I had a chance, just by networking, to talk to folks at Facebook and Yahoo! about how the software was being used. And the scales fell from my eyes. At the time, there were three other guys – one at Facebook, one at Yahoo! and one at Google – who had actually been working with Hadoop on building the software, and were planning to start a company out of it. Each of them had decided that there was commercial opportunity around the software. I believed the same thing, so Christophe [Bisciglia], Jeff [Hammerbacher], Amr [Awadallah] and I decided there will be a company. There were going to be four companies, with each of us the CEO of our own company.

As the only one without any practical experience of Hadoop, how did you go about acquiring these well-skilled partners?

I did what you do when you’re a business guy: I walked around the Valley and talked to everybody. I found those three guys as a result. Two of them were working at Accel Partners, and a partner of Accel decided basically to fund a Hadoop company and had recruited these guys to kind of incubate it. So I found my way to those guys and my mission that summer was to be sure that four companies didn’t come into existence – just one. There had been some prior relationships but the four of us didn’t know the four or us. We spent the summer dating, and then in August convinced ourselves that it could be good to get married. Then in September we really sat down and wrote a business plan and put together a pitch deck to take out to raise funding. The guys at Accel wanted to take the deal. They came in with great terms, so it was off to the races.

>See also: The challenges of adopting Hadoop

That was around the time the recession hit. What effect did that have?
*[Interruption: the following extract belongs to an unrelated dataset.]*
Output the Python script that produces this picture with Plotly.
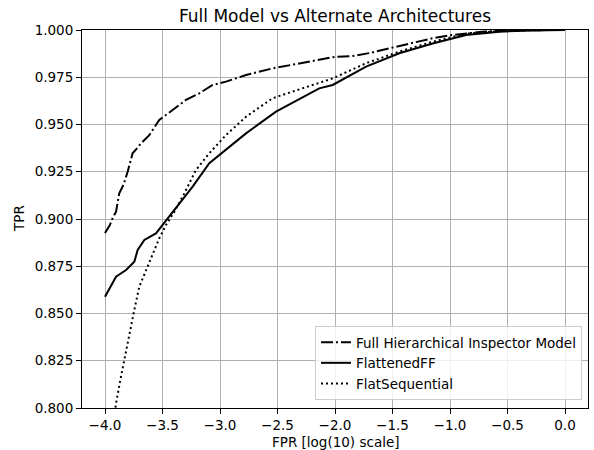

In the middle of October 2008 we raised our Series A round. Three days later, Lehman Brothers declared bankruptcy and nuclear war decended on the financial markets. The steel doors just slammed down shut and you could not raise venture capital for anything. Even if you knew how to turn lead into gold, you could not get that funding. So the crash was a disaster, except that we had $5 million in the bank three days ahead of that and then nobody could get funded to compete with us. So I think we spotted some trends, but we were just incredibly lucky. We turned our luck into good execution, but it never hurts to be standing in the middle of a market that’s exploding around you with no competition.

The big data market has become extremely congested with everybody trying to gain a slice – how have you managed to maintain that early lead you achieved?
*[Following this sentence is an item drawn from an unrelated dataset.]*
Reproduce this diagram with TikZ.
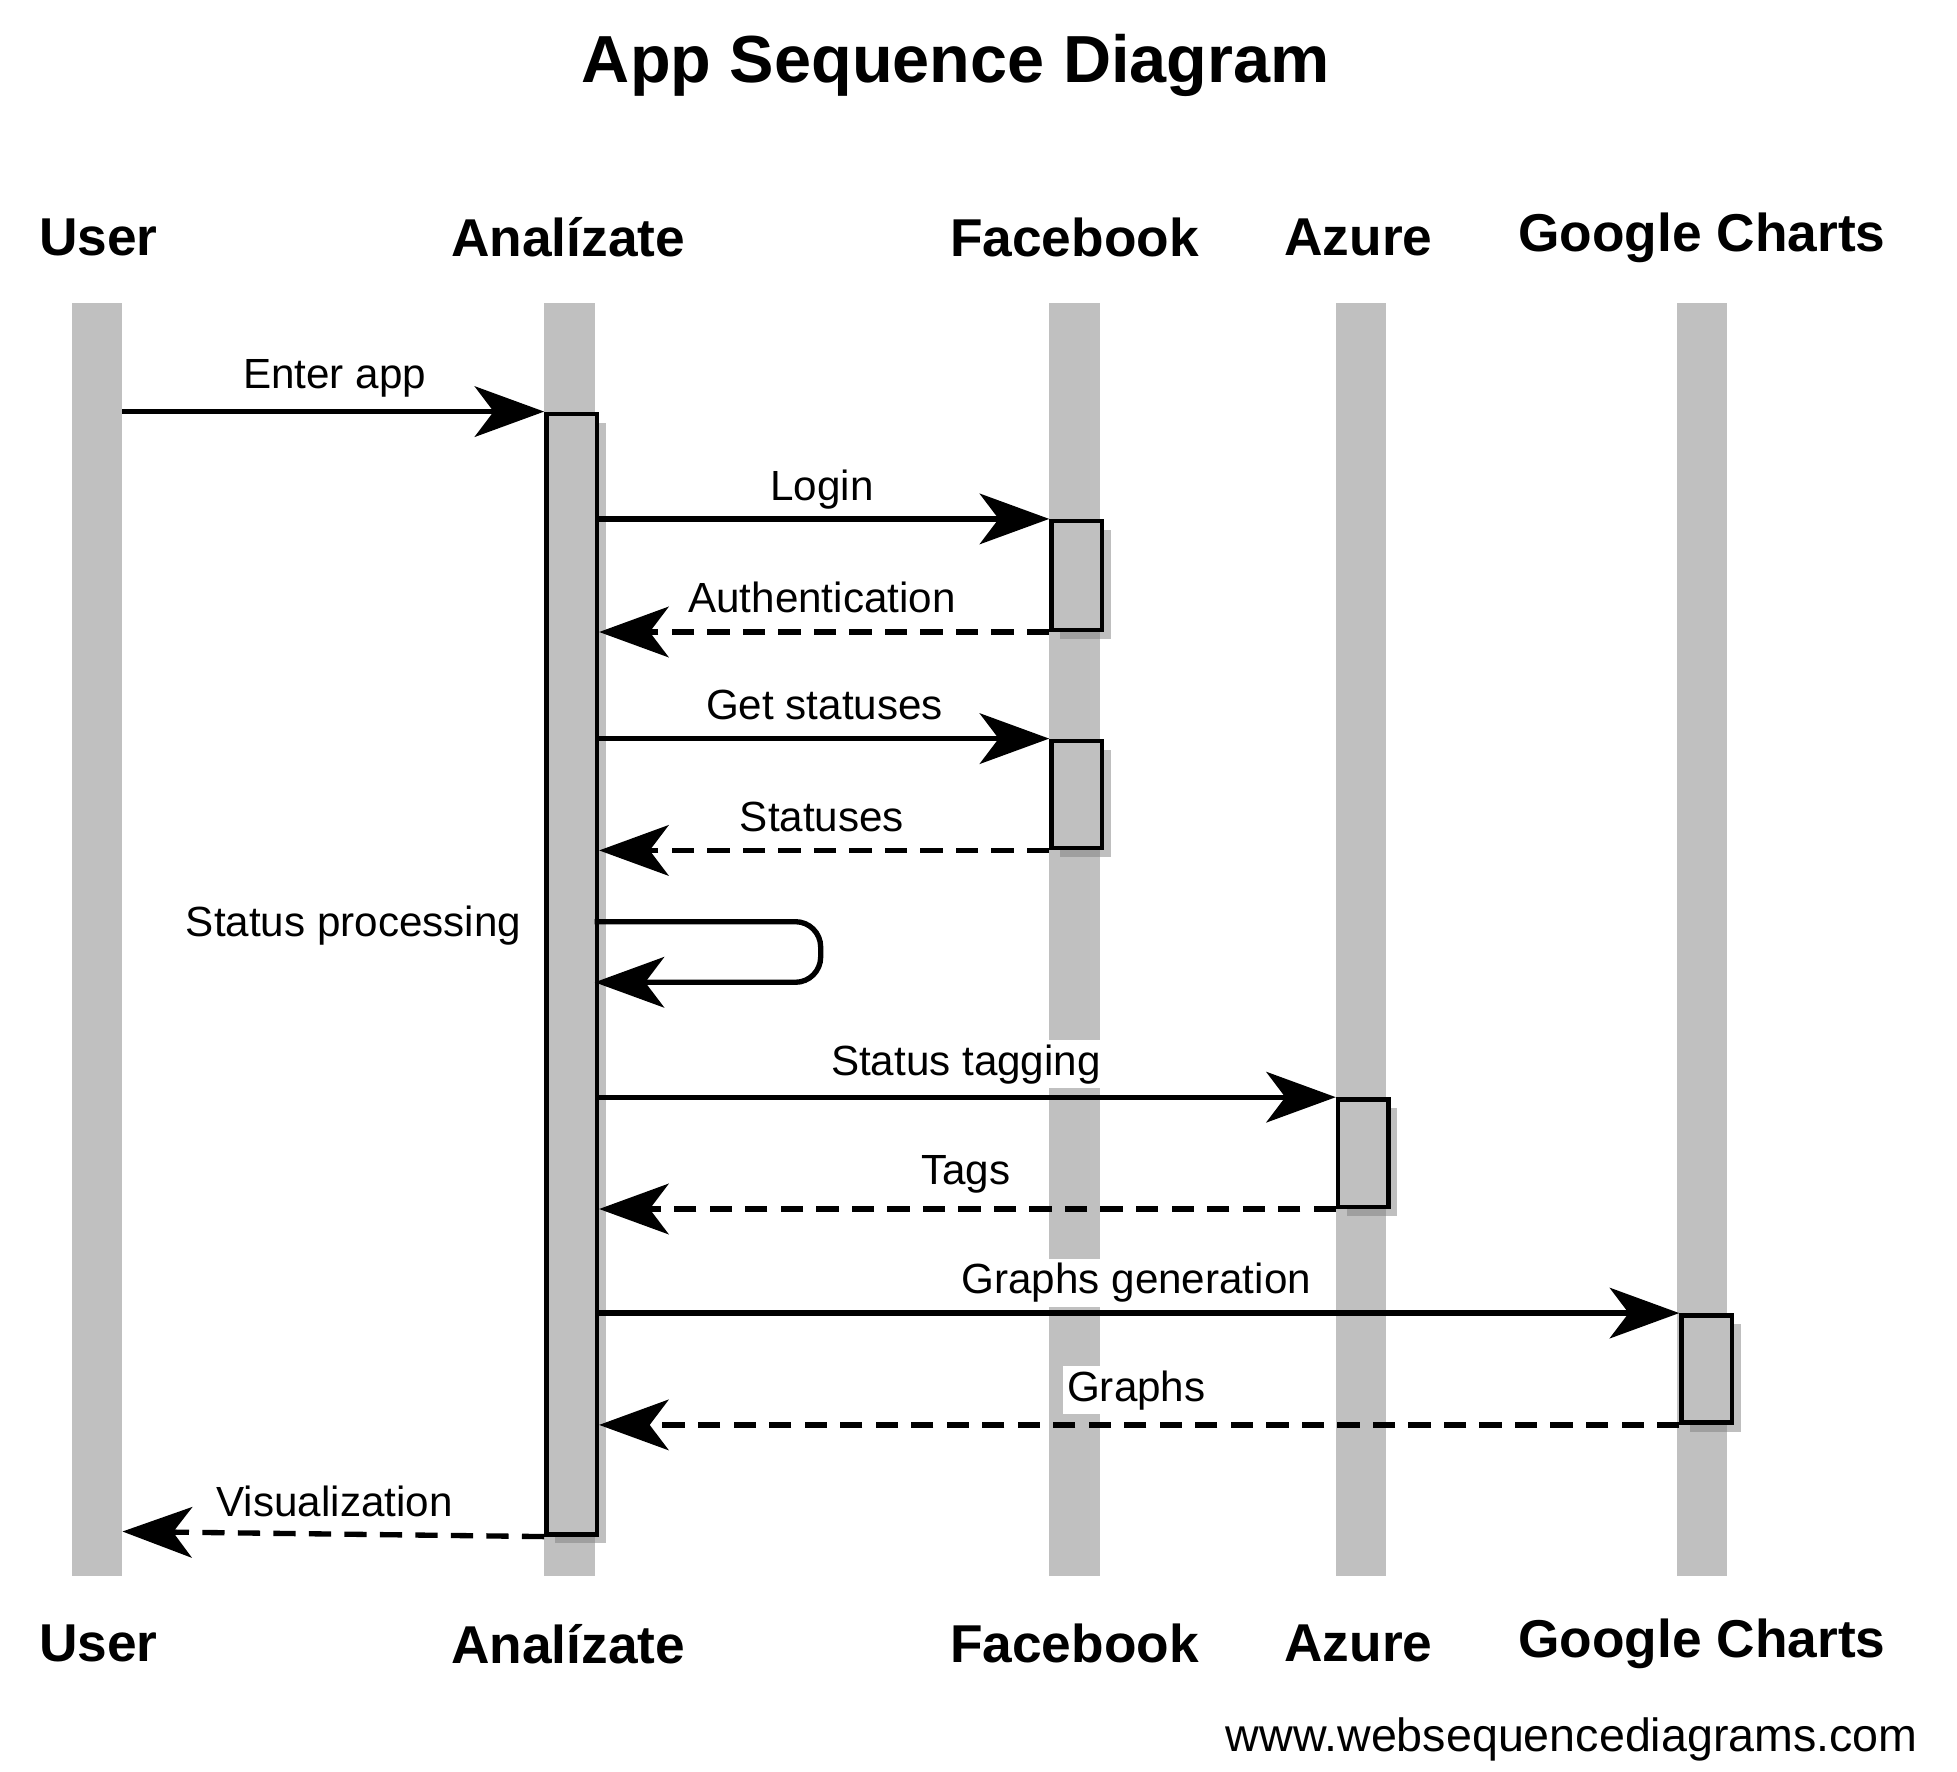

I think our depth and expertise on this opportunity of Hadoop has been a big deal. The fact that Doug Cutting (Hadoop co-founder) works for Cloudera, and that the people who drove its adoption at Facbeook and Yahoo! were among our founders, meant that we had a much clearer view as to the opportunity than anyone else in the market. We could go out and win a bunch of customers without any competition, and learn from them.

When Hadoop was born, what Google invented was a way to store any kind of data very cheaply at scale. It invented this one processing model called MapReduce that allowed for large-scale, parallel analytics over all that data really fast. It was transformative and powerful – no such capability had ever existed prior. But from the very beginning at Cloudera we believed that the platform would do more. One big storage repository with an engine that could analyse its data begged to have other engines added. We believed it to be the case early on, and Cloudera from the very beginning drove that vision forward.

>See also: Hadoop co-founder believes the future of big data is the Enterprise Data Hub

Speaking of vision, where is the big data trend heading in 2014?

Our customers are now deploying this system at the centre of their data centres. Once you’ve got all the data in there then you’ve got interactive query, so you can do self-service BI and you can run analytic and search workloads. It’s begun to be deployed as the hub of data in the data centre connected to a data warehouse to deliver derived results there. It is now the central repository in most of our large enterprise customers. Our vision now is that we believe the enterprise data hub will be the primary repository for enterprise data of the future, and we’re just now seeing that transition in the market.